Visitaba frecuentemente Torrente —hoy Torrent— no ya en mi juventud, sino en mi niñez. No olvidaré que en la primera mitad de la década de los cuarenta, cuando mi abuelo materno, Rafael Lorente Lario, era médico de aquella población —entonces, pueblo— pasaba muchos días en su casa, con él y con mi abuela, Julia Mir Palau, y varios de sus hijos que todavía estaban solteros —Antonio, Luis, Pablo y Mario—; dos más estaban casados: mi madre, Julia, y su hermano Rafael; el octavo, Lorenzo, había muerto pocos años antes en el frente de Aranjuez.

Pero vamos a lo que era Torrente en aquellos tiempos, y que este comentarista recuerda con emoción. Menos de diez mil habitantes —¡y ahora es la localidad más poblada de la provincia, después de Valencia!—; curiosamente, sólo tenía un agente de la Policía Municipal, el célebre Amador, cuya hija, del mismo apellido, ha figurado en cargos políticos ya en esta democracia. Solamente recordamos dos farmacias, una en la calle Sagra y otra contigua al entonces Ayuntamiento —hoy la Casa Consistorial tiene un edificio espléndido—. En las reboticas se entablaban curiosas tertulias, a las que el abuelo llevaba a éste entonces chiquillo, que era capaz de mantenerse paciente mientras hablaban el boticario, otros médicos —Germán Ferrer, que sería más tarde suegro de Antonio Mingote, don José, y algún maestro, Federico Maicas—.

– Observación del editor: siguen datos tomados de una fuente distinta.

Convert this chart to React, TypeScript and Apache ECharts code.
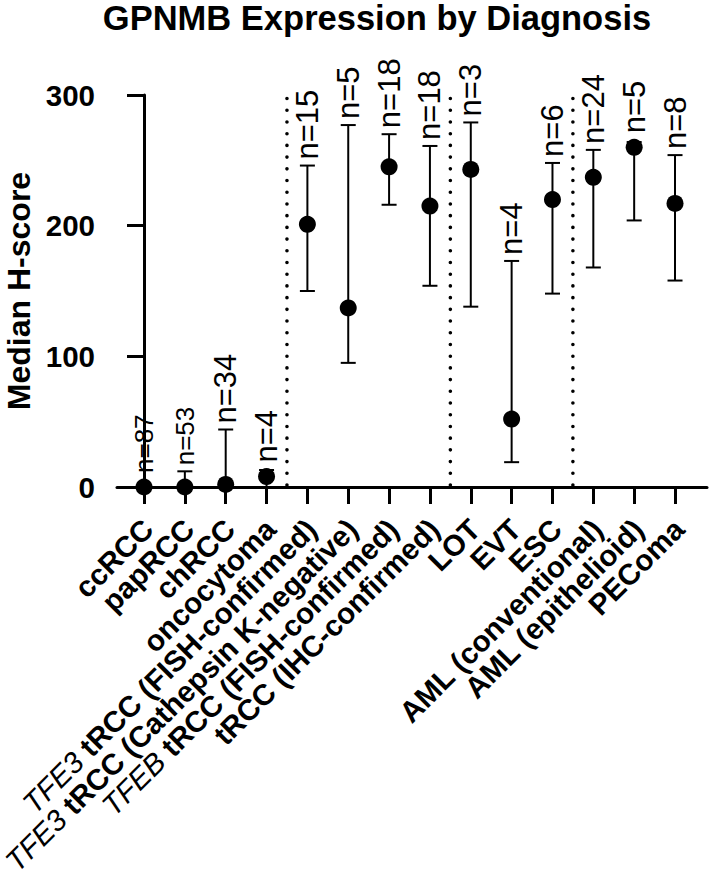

Esta era la sencillez de un pueblo, al que accedíamos desde Valencia en el tranvía número 22. Tomábamos dichos vehículos junto a las Torres de Quart —entonces, «de Cuarte»— y veníamos a tardar prácticamente una hora —a veces, más— en llegar hasta la que llamábamos «plaza de los tranvías». La larga trayectoria se debía a que existía solamente vía única, para ida y regreso, por lo que en cada trecho había un apartadero, donde un convoy esperaba al que venía en dirección el de regreso, y muchas veces la parada se hacía larguísima.

Pasaba aquel tranvía por varias poblaciones —Mislata, Xirivella, aún «Chirivella» entonces, Alaquás, que era «Alacuás»—, y curiosamente vimos, tiempo después, cómo en el trayecto apareció una renovada urbanización de viviendas solamente de planta baja, y que socarronamente los vecinos bautizaron como «Chirinova». También había a la izquierda de la carretera en sentido de salida, unos pequeños chalets propiedad o alquilados por familias circenses que allí pasaban sus temporadas sin actividad; así, había rótulos que decían «Hermanos Riquelme» o «Hermanos Cape». También se podía llegar en el «trenet», pero la estación, más allá del cine Cervantes, quedaba un poco apartada del caso urbano. Los abuelos vivían —y este muchacho les acompañaba en vacaciones escolares y fines de semana— en la calle de Ramón y Cajal, conocida como subida a la ermita; era una casa de piso y azotea, propiedad de las religiosas del asilo de Santa Elena. Allí tenían las habitaciones, comedor, cocina y hasta la clínica donde el doctor Lorente atendía a sus pacientes. Los actualmente mayores de sesenta años probablemente le recordarán, pues incluso alguno de ellos pudo ser traído al mundo por la intervención de este médico.

La hoy Avinguda del Vedat, entonces rotulada «Avenida de los Mártires», prácticamente casi no existía, pues estaba en su arranque. Aún recordamos cuando se construyó e inauguró el Cine Montecarlo, que fue una gran novedad porque ofrecía por primera vez en Torrente una sala con aire acondicionado, ya que los empresarios eran industriales que acababan de arrancar en tales aparatos. El Vedat estaba muy distanciado del casco urbano, y apenas era lugar de residencia, pues casi todas las casas eran dedicadas a vacaciones. En fin, unos recuerdos que los veteranos de la población aún recordarán. Y que quien esto firma mantiene muy vivos en la memoria.